Lena gritó, pero Elías la sujetó con fuerza, pegándola a su cuerpo.

—Mírame —le pidió, con urgencia—. No importa lo que pase. Lo único real es esto.

Ella lo miró, y el mundo se deshizo alrededor.

—Si morimos juntos… ¿se acaba al fin? —preguntó Lena.

Él negó con lágrimas ardiendo en los ojos.

—No. El ciclo se reinicia.

—Entonces… estamos condenados.

—Condenados a amarnos —susurró—. Y yo lo elijo. Siempre.

La voz del Sacerdote retumbó como trueno, fría y clara:

—Nadie escapa del ciclo.

Elías la besó.

No fue un beso dulce: fue un estallido. Un choque de memorias, promesas y despedidas acumuladas durante siglos. Un beso que contenía el primero y el último, el prohibido y el desesperado.

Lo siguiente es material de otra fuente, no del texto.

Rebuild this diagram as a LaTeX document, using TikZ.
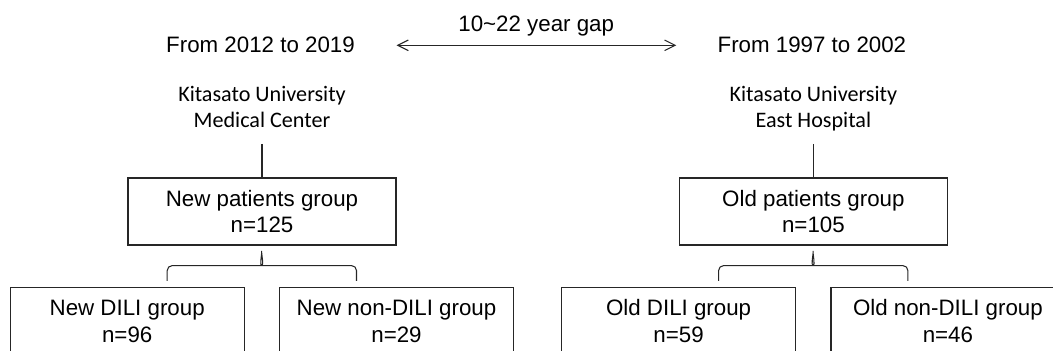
\documentclass[tikz,border=0pt]{standalone}
\usepackage{fontspec}
\setmainfont{Liberation Sans}
\newfontfamily\sitefont{Carlito}
\usetikzlibrary{arrows.meta}

\tikzset{
  period/.style={inner sep=0pt,font=\fontsize{12.7}{15.3}\selectfont},
  site/.style={inner sep=0pt,align=center,text depth=0pt,
    font=\sitefont\fontsize{12.6}{15}\selectfont},
  group/.style={draw=black!85,line width=0.7pt,minimum width=5.36cm,
    minimum height=1.34cm,inner sep=0pt,align=center,
    font=\fontsize{12.7}{15.3}\selectfont},
  subgroup/.style={group,minimum width=4.68cm},
  link/.style={draw=black!85,line width=0.6pt},
  split/.style={link,rounded corners=0.1cm}
}

\begin{document}
\begin{tikzpicture}[x=0.02cm,y=0.02cm]

    \path[use as bounding box] (0,0) rectangle (1053,351);
    \clip (0,0) rectangle (1053,351);

    % Gruppo nuovo
    \begin{scope}
        \node[period,anchor=base] (newperiod) at (260.5,298) {From 2012 to 2019};
        \node[site,anchor=south] (newsite) at (262,223)
            {Kitasato University\\Medical Center};
        \node[group] (newgroup) at (262,139.5) {New patients group\\n=125};
        \node[subgroup] (newdili) at (127.2,30) {New DILI group\\n=96};
        \node[subgroup] (newnondili) at (396.5,30) {New non-DILI group\\n=29};
        \draw[link,shorten <=0.32cm] (newsite) -- (newgroup);
        % parentesi
        \draw[split] ([xshift=0.8cm,yshift=0.12cm]newdili.north)
            -- ++(0,15.3) -- ++(89.5,0)
            to[out=0,in=-90] ++(5,17.7)
            to[out=-90,in=180] ++(5,-17.7)
            -| ([xshift=-0.8cm,yshift=0.12cm]newnondili.north);
    \end{scope}

    % Gruppo vecchio
    \begin{scope}[xshift=11.03cm]
        \node[period,anchor=base] (oldperiod) at (260.5,298) {From 1997 to 2002};
        \node[site,anchor=south] (oldsite) at (262,223)
            {Kitasato University\\East Hospital};
        \node[group] (oldgroup) at (262,139.5) {Old patients group\\n=105};
        \node[subgroup] (olddili) at (127.2,30) {Old DILI group\\n=59};
        \node[subgroup] (oldnondili) at (396.5,30) {Old non-DILI group\\n=46};
        \draw[link,shorten <=0.32cm] (oldsite) -- (oldgroup);
        % parentesi
        \draw[split] ([xshift=0.8cm,yshift=0.12cm]olddili.north)
            -- ++(0,15.3) -- ++(89.5,0)
            to[out=0,in=-90] ++(5,17.7)
            to[out=-90,in=180] ++(5,-17.7)
            -| ([xshift=-0.8cm,yshift=0.12cm]oldnondili.north);
    \end{scope}

    % Intervallo
    \draw[link,{Straight Barb[length=6pt,width=6pt]}-{Straight Barb[length=6pt,width=6pt]},
        shorten <=0.83cm,shorten >=0.82cm] (newperiod.east) -- (oldperiod.west)
        node[period,midway,above=4.9pt] (gap) {10\textasciitilde 22 year gap};

\end{tikzpicture}
\end{document}
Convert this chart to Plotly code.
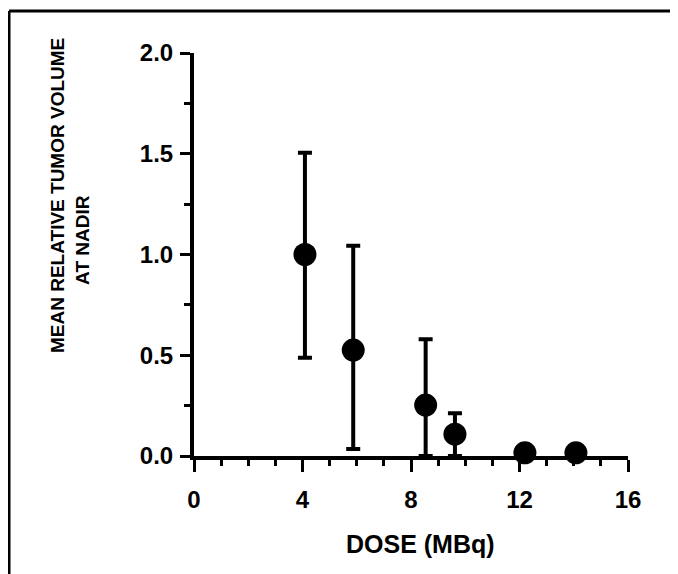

A su alrededor, el suelo se quebró en mil fragmentos luminosos.

El cielo explotó en luz violeta.

Las columnas ardieron en llamas invisibles.

Lena sintió que caía.

Pero Elías seguía ahí.

Aunque todo colapsaba, permanecían unidos.

No hubo dolor.

Solo un silencio compartido.

Un último respiro.

Y la certeza ardiente de que la muerte no era un final… sino un umbral.

La oscuridad la envolvió como un líquido espeso y frío.

En sus labios quedó un sabor metálico, como si la noche sangrara.

El templo desapareció.

Oscuridad.

En ella, destellos de memoria buscaban renacer:

un jardín iluminado por faroles,

una playa de arena negra,

una risa quebrada por la guerra,

el perfume del jazmín flotando en la noche tibia.

Todo mezclado. Todo esperando su turno en una nueva vida.

Y entre esa oscuridad, la voz del Sacerdote, susurrando como sentencia grabada en la médula:

—Todo vuelve. Siempre vuelve.

El eco de esas palabras siguió resonando, aun cuando las imágenes comenzaron a disolverse.

Primero se apagaron los destellos, luego el perfume se volvió tenue, como si alguien cerrara lentamente una puerta.

Un cosquilleo tibio en la nuca le anunció el regreso.

La sensación de caída se transformó en la textura familiar de las sábanas.

El mundo real fue tomando forma, lento, perezoso, como si despertara con ella.

Lena abrió los ojos en la penumbra de la vigilia…

y algo —un eco, un recuerdo, una presencia— la siguió hasta el amanecer.